Il faut se rendre à l’évidence : le réseau cyclable actuel ne répond pas à la demande. La popularité de la bicyclette comme moyen de transport commande donc des gestes forts, non pas pour transformer tous les navetteurs en cyclistes comme le prétendent les détracteurs du vélo, mais pour permettre à tous ceux qui le désirent de le faire en toute sécurité.

Et parallèlement, Saint-Denis périclite depuis près de 10 ans sans solution à portée de main. Une situation qui commande, là aussi, un geste fort, non pas pour tuer l’artère pour de bon, mais pour lui donner une seconde vie.

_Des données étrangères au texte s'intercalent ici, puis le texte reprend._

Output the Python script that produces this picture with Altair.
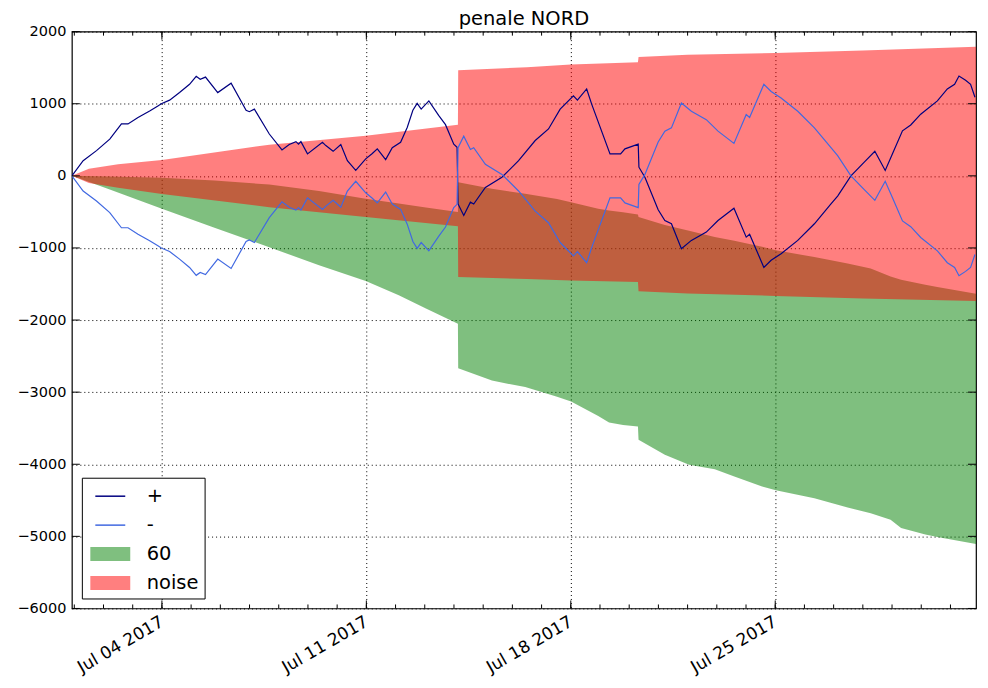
import altair as alt
import pandas as pd

# ---------------- data ----------------
# day-of-July (fractional, UTC) for the "+" / "-" lines
LINE_DAY = [0.917, 1.303, 1.76, 2.214, 2.614, 2.839, 3.181, 3.58, 3.863, 3.98,
            4.263, 4.604, 4.946, 5.174, 5.311, 5.492, 5.912, 6.369, 6.882, 6.994,
            7.165, 7.677, 8.111, 8.36, 8.589, 8.677, 8.759, 8.985, 9.497, 9.613,
            9.862, 10.125, 10.35, 10.637, 10.978, 11.204, 11.375, 11.661, 11.887, 12.173,
            12.399, 12.593, 12.74, 12.877, 13.14, 13.481, 13.71, 13.993, 14.106, 14.14,
            14.335, 14.563, 14.676, 15.075, 15.642, 16.212, 16.782, 17.237, 17.636, 18.09,
            18.227, 18.544, 18.715, 19.343, 19.705, 19.855, 20.309, 20.333, 20.538, 20.992,
            21.221, 21.446, 21.788, 22.129, 22.641, 23.041, 23.587, 24.007, 24.123, 24.611,
            24.86, 25.201, 25.772, 26.342, 26.909, 27.137, 27.592, 28.049, 28.411, 28.766,
            29.015, 29.357, 29.64, 29.982, 30.552, 30.893, 31.142, 31.292, 31.518, 31.689,
            31.839]
PLUS = [0, 210, 350, 510, 720, 720, 810, 900, 970, 1000,
        1050, 1155, 1270, 1380, 1340, 1370, 1155, 1285, 910, 890,
        925, 580, 360, 435, 475, 440, 475, 305, 465, 420,
        340, 435, 210, 75, 235, 310, 375, 225, 390, 465,
        670, 910, 1005, 925, 1040, 835, 710, 440, 395, -390,
        -550, -365, -390, -160, -20, 210, 490, 650, 925, 1110,
        1050, 1205, 995, 305, 305, 375, 440, 120, -20, -470,
        -620, -665, -1010, -895, -780, -620, -450, -850, -810, -1270,
        -1170, -1080, -895, -665, -390, -280, 0, 190, 340, 75,
        305, 625, 705, 855, 1040, 1205, 1270, 1385, 1325, 1270,
        1090]
MINUS = [0, -210, -350, -510, -720, -720, -810, -900, -970, -1000,
         -1050, -1155, -1270, -1380, -1340, -1370, -1155, -1285, -910, -890,
         -925, -580, -360, -435, -475, -440, -475, -305, -465, -420,
         -340, -435, -210, -75, -235, -310, -375, -225, -390, -465,
         -670, -910, -1005, -925, -1040, -835, -710, -440, -395, 390,
         550, 365, 390, 160, 20, -210, -490, -650, -925, -1110,
         -1050, -1205, -995, -305, -305, -375, -440, -120, 20, 470,
         620, 665, 1010, 895, 780, 620, 450, 850, 810, 1270,
         1170, 1080, 895, 665, 390, 280, 0, -190, -340, -75,
         -305, -625, -705, -855, -1040, -1205, -1270, -1385, -1325, -1270,
         -1090]

# "60" band
G60_DAY = [0.917, 2.214, 4.0, 5.8, 7.677, 9.38, 10.98, 12.11, 13.04, 14.135,
           14.145, 15.3, 16.44, 17.53, 18.01, 18.94, 19.31, 19.79, 20.30, 20.32,
           21.22, 22.05, 22.93, 23.60, 24.55, 25.02, 26.34, 27.48, 28.27, 28.95,
           29.31, 30.14, 30.55, 31.875]
G60_TOP = [0, -10, -28, -65, -120, -210, -318, -385, -440, -503,
           -88, -180, -249, -320, -365, -456, -480, -505, -535, -572,
           -680, -760, -849, -900, -985, -1033, -1126, -1217, -1286, -1395,
           -1440, -1510, -1541, -1635]
G60_BOT = [0, -190, -457, -720, -990, -1240, -1460, -1655, -1840, -2050,
           -2670, -2840, -2930, -3062, -3131, -3330, -3422, -3454, -3477, -3661,
           -3869, -4007, -4070, -4169, -4307, -4362, -4470, -4600, -4680, -4768,
           -4883, -4975, -5010, -5105]

# "noise" band
NOISE_DAY = [0.917, 1.5, 2.5, 4.0, 7.677, 10.98, 14.135, 14.145, 16.5, 18.0,
             20.30, 20.32, 22.0, 25.0, 28.0, 31.875]
NOISE_TOP = [0, 100, 160, 220, 433, 557, 710, 1466, 1505, 1545,
             1575, 1650, 1680, 1705, 1740, 1790]
NOISE_BOT = [0, -100, -165, -250, -434, -572, -700, -1402, -1430, -1450,
             -1471, -1600, -1630, -1665, -1700, -1734]

Y_TICKS = [-6000, -5000, -4000, -3000, -2000, -1000, 0, 1000, 2000]
X_MAJOR_DAYS = [4, 11, 18, 25]
X_MINOR_DAYS = list(range(1, 32))
LEGEND_NAMES = ["+", "-", "60", "noise"]
LEGEND_COLORS = ["#000080", "#4169e1", "rgba(0,128,0,0.5)", "rgba(255,0,0,0.5)"]

# ---------------- build tables ----------------
def iso(day):
    ts = pd.Timestamp("2017-07-01T00:00:00") + pd.to_timedelta(day - 1.0, unit="D")
    return ts.strftime("%Y-%m-%dT%H:%M:%SZ")

lines_df = pd.DataFrame({"t": [iso(d) for d in LINE_DAY], "plus": PLUS, "minus": MINUS})
band_rows = []
for d, hi, lo in zip(G60_DAY, G60_TOP, G60_BOT):
    band_rows.append({"t": iso(d), "hi": hi, "lo": lo, "series": "60"})
for d, hi, lo in zip(NOISE_DAY, NOISE_TOP, NOISE_BOT):
    band_rows.append({"t": iso(d), "hi": hi, "lo": lo, "series": "noise"})
band_df = pd.DataFrame(band_rows)
ytick_df = pd.DataFrame({"v": Y_TICKS})
xmajor_df = pd.DataFrame({"t": [iso(d) for d in X_MAJOR_DAYS]})
xminor_df = pd.DataFrame({"t": [iso(d) for d in X_MINOR_DAYS]})

W, H = 906, 578
FONT = "DejaVu Sans"

xscale = alt.Scale(type="utc", domain=[
    alt.DateTime(year=2017, month=6, date=30, hours=22, utc=True),
    alt.DateTime(year=2017, month=7, date=31, hours=21, utc=True)])
yscale = alt.Scale(domain=[-6000, 2000], nice=False, zero=False)

xaxis = alt.Axis(
    values=[alt.DateTime(year=2017, month=7, date=d, utc=True) for d in X_MAJOR_DAYS],
    labelExpr="utcFormat(datum.value, '%b %d %Y')",
    labelAngle=330, labelAlign="right", labelBaseline="top",
    labelPadding=5, labelOffset=-4, labelFontSize=17, labelFont=FONT, labelColor="black",
    ticks=False, domain=False, grid=True, gridDash=[1, 3], gridColor="black",
    gridWidth=1, title=None, labelOverlap=False, labelBound=False)
yaxis = alt.Axis(
    values=Y_TICKS, format="d", labelPadding=6, labelFontSize=14.5, labelFont=FONT,
    labelColor="black", ticks=False, domain=False, grid=True, gridDash=[1, 3],
    gridColor="black", gridWidth=1, title=None)

legend = alt.Legend(
    title=None, orient="none", legendX=10, legendY=447, direction="vertical",
    symbolType=alt.ExprRef(expr="(datum.value === '+' || datum.value === '-') ? "
                                "'M-1.2,-0.06H1.2V0.06H-1.2Z' : 'M-1.6,-0.56H1.6V0.56H-1.6Z'"),
    symbolSize=625, symbolStrokeWidth=0, symbolOffset=10,
    labelFontSize=19.5, labelFont=FONT, labelColor="black", labelOffset=24,
    padding=6, rowPadding=7, strokeColor="black", fillColor="white", cornerRadius=0)

color = alt.Color("series:N", scale=alt.Scale(domain=LEGEND_NAMES, range=LEGEND_COLORS),
                  legend=legend)

X_ENC = alt.X("t:T", scale=xscale, axis=xaxis)

bands = alt.Chart(band_df).mark_area(clip=True).encode(
    x=X_ENC,
    y=alt.Y("hi:Q", scale=yscale, axis=yaxis, stack=None),
    y2="lo:Q",
    color=color,
)

line_plus = alt.Chart(lines_df).mark_line(color="#000080", strokeWidth=1.2, clip=True).encode(
    x=X_ENC,
    y=alt.Y("plus:Q", scale=yscale, axis=yaxis),
)
line_minus = alt.Chart(lines_df).mark_line(color="#4169e1", strokeWidth=1.2, clip=True).encode(
    x=X_ENC,
    y=alt.Y("minus:Q", scale=yscale, axis=yaxis),
)

def yticks(x0, x1):
    return alt.Chart(ytick_df).mark_rule(color="black", strokeWidth=1).encode(
        y=alt.Y("v:Q", scale=yscale, axis=yaxis), x=alt.value(x0), x2=alt.value(x1))

def xticks(df, y0, y1):
    return alt.Chart(df).mark_rule(color="black", strokeWidth=1).encode(
        x=X_ENC, y=alt.value(y0), y2=alt.value(y1))

chart = alt.layer(
    bands, line_plus, line_minus,
    yticks(0, 8), yticks(W - 8, W),
    xticks(xminor_df, H, H - 4), xticks(xminor_df, 0, 4),
    xticks(xmajor_df, H, H - 8), xticks(xmajor_df, 0, 8),
).properties(
    width=W, height=H,
    title=alt.TitleParams("penale NORD", fontSize=19.5, font=FONT, fontWeight="normal",
                          offset=2, dy=8, anchor="middle", color="black", frame="group"),
    autosize=alt.AutoSizeParams(type="none"),
    padding={"left": 64, "top": 23, "right": 4, "bottom": 76},
).configure_view(stroke="black", strokeWidth=1.2)

chart.save("out.html", embed_options={"renderer": "svg", "actions": False})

Le Réseau express vélo a le potentiel de répondre à ces deux problèmes.

Saint-Denis

Situation actuelle

La rue Saint-Denis a beau avoir été réaménagée ces dernières années, elle compte toujours quatre voies de circulation et deux voies de stationnement. Ce qui ne l’empêche pas de décliner.

Scénario de la Ville

Le plan actuellement privilégié par l’administration Plante prévoit une piste cyclable à chaque extrémité de la rue. Deux voies sont consacrées au stationnement. Et deux voies sont consacrées à la circulation.

NOTre proposition

En s’inspirant de l’avenue du Parc, il serait possible de conserver trois voies de circulation plutôt que deux. La direction de la voie centrale alternerait en fonction de l’heure de pointe. Une voie de stationnement serait sacrifiée.